Monday, May 10, 2010

O: made enough $? Let us spread it around!

Obama and Sowell: who can tell when people have made enough money?

Remember Barack Obama, Joe the Plumber, and “spreading the wealth?” It seemed a surprising revelation at the time. But Obama’s income redistributive tendencies have become an old and familiar story, if hardly a ho-hum one.

Now Obama has done it again, giving a speech in his home state of Illinois in which he included the following remarks:

We’re not, we’re not trying to push financial reform because we begrudge success that’s fairly earned. I mean, I do think at a certain point you’ve made enough money. But, you know, part of the American way is, you know, you can just keep on making it if you’re providing a good product or providing good service. We don’t want people to stop, ah, fulfilling the core responsibilities of the financial system to help grow our economy.

The original speech as written was to have gone like this:

Now, we’re not doing this to punish these firms or begrudge success that’s fairly earned. We don’t want to stop them from fulfilling their responsibility to help grow our economy.

But apparently, he just couldn’t resist the additional embellishments. Michelle Malkin points out that:

We have a commander-in-chief who presumes to know when you have earned “enough,” who believes that only those who provide what he deems “good” products and services should “keep on making it,” and who has determined that the role of American entrepreneurs is not to pursue their own self-interest, but to fulfill their “core” responsibility as dutiful growers of the collective economy.


That famous mock-up poster of Obama as the creepy socialist Joker never seemed more apt.

None of this should be a surprise; it was all apparent before Obama was elected. Nor are such ideas unusual among that group of people known as intellectuals, of which Obama is a full-fledged member. Here’s another intellectual (and another black man), the conservative economist Thomas Sowell, on the subject. The excerpt is taken from his excellent book Intellectuals and Society [emphasis mine]:

Many intellectuals and their followers have been unduly impressed by the fact that highly educated elites like themselves have far more knowledge per capita—in the sense of special knowledge—than does the population at large. From this it is a short step to considering the educated elites to be superior guides to what should and should not be done in a society. They have often overlooked the crucial fact that the population at large may have vastly more total knowledge—in the mundane sense—than the elites, even if that knowledge is scattered in individually unimpressive fragments among vast numbers of people.


If on one has even one percent of the knowledge currently available, not counting the vast amounts of knowledge yet to be discovered, the imposition from the top down of the notions in favor among elites, convinced of their own superior knowledge and virtue, is a formula for disaster.
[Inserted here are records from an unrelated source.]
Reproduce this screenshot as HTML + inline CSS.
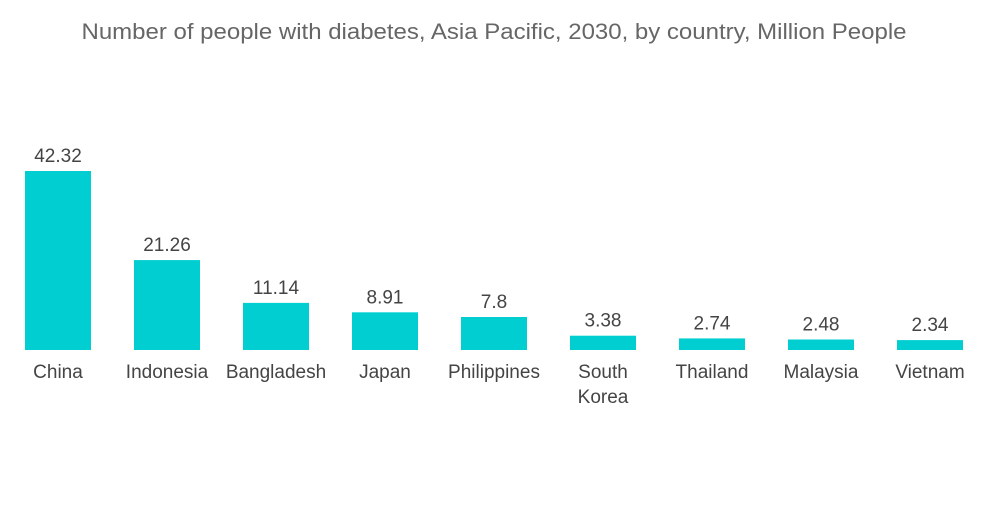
<!DOCTYPE html>
<html><head><meta charset="utf-8"><style>
body{margin:0;background:#fff;width:1000px;height:504px;overflow:hidden;font-family:"Liberation Sans",sans-serif}
</style></head><body>
<svg id="chart" width="1000" height="504">
<text x="494" y="39" text-anchor="middle" font-size="22" textLength="825" lengthAdjust="spacingAndGlyphs" fill="#666">Number of people with diabetes, Asia Pacific, 2030, by country, Million People</text>
<g id="bars"></g>
</svg>
<script>
const categories=[["China"],["Indonesia"],["Bangladesh"],["Japan"],["Philippines"],["South","Korea"],["Thailand"],["Malaysia"],["Vietnam"]];
const values=[42.32,21.26,11.14,8.91,7.8,3.38,2.74,2.48,2.34];
const labels=["42.32","21.26","11.14","8.91","7.8","3.38","2.74","2.48","2.34"];
const ns="http://www.w3.org/2000/svg";
const baseY=350, scale=179/42.32, x0=58, step=109, bw=66;
const xS=i=>x0+i*step, yS=v=>baseY-v*scale;
const g=document.getElementById('bars');
values.forEach((v,i)=>{
 const r=document.createElementNS(ns,'rect');
 r.setAttribute('x',xS(i)-bw/2);r.setAttribute('y',yS(v));
 r.setAttribute('width',bw);r.setAttribute('height',baseY-yS(v));
 r.setAttribute('fill','#00CED1');
 
 
 g.appendChild(r);
 const t=document.createElementNS(ns,'text');
 t.setAttribute('x',xS(i));t.setAttribute('y',yS(v)-9);
 t.setAttribute('text-anchor','middle');t.setAttribute('font-size','19');t.setAttribute('fill','#444');
 t.textContent=labels[i];
 
 
 g.appendChild(t);
 categories[i].forEach((line,j)=>{
  const c=document.createElementNS(ns,'text');
  c.setAttribute('x',xS(i));c.setAttribute('y',378+j*25);
  c.setAttribute('text-anchor','middle');c.setAttribute('font-size','19');c.setAttribute('fill','#444');
  c.textContent=line;
  
  
  g.appendChild(c);
 });
});
</script>
</body></html>
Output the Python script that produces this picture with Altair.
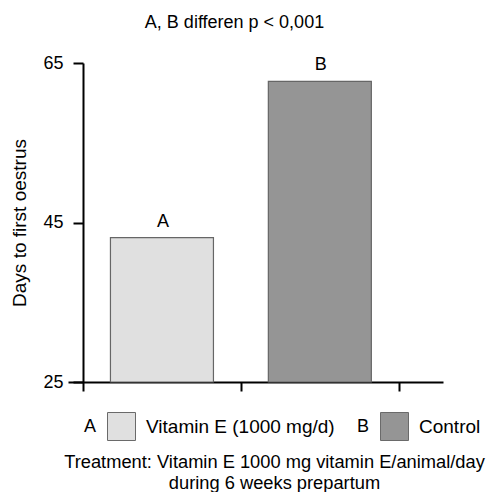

Sometimes it is economic disaster, which central planning, for example, turned out to be in so many countries around the world during the twentieth century that even most governments run by communists and socialists began replacing such top-down economic planning by freer markets by the end of the century…Other forms of this general notion include judicial activism, urban societies, and other institutional expressions of the belief that social decisions cannot be left to be determined by the actions and values of the less knowledgeable population at large.

One of the most interesting things about the Obama quote under discussion is that, if you look at his scripted speech, he was trying to do his version of supporting what Sowell says—that is, of praising the power of capitalism’s ability to allow the aggregate forces of private enterprise and personal initiative to grow an economy. He knows that’s the American way, and that it is necessary for a president to pay some sort of lip service to it. But he couldn’t help blurting out what for him is the truth—that he doesn’t really believe in it at all—and that he and the other brilliant intellectuals surrounding him know much better, both practically and morally.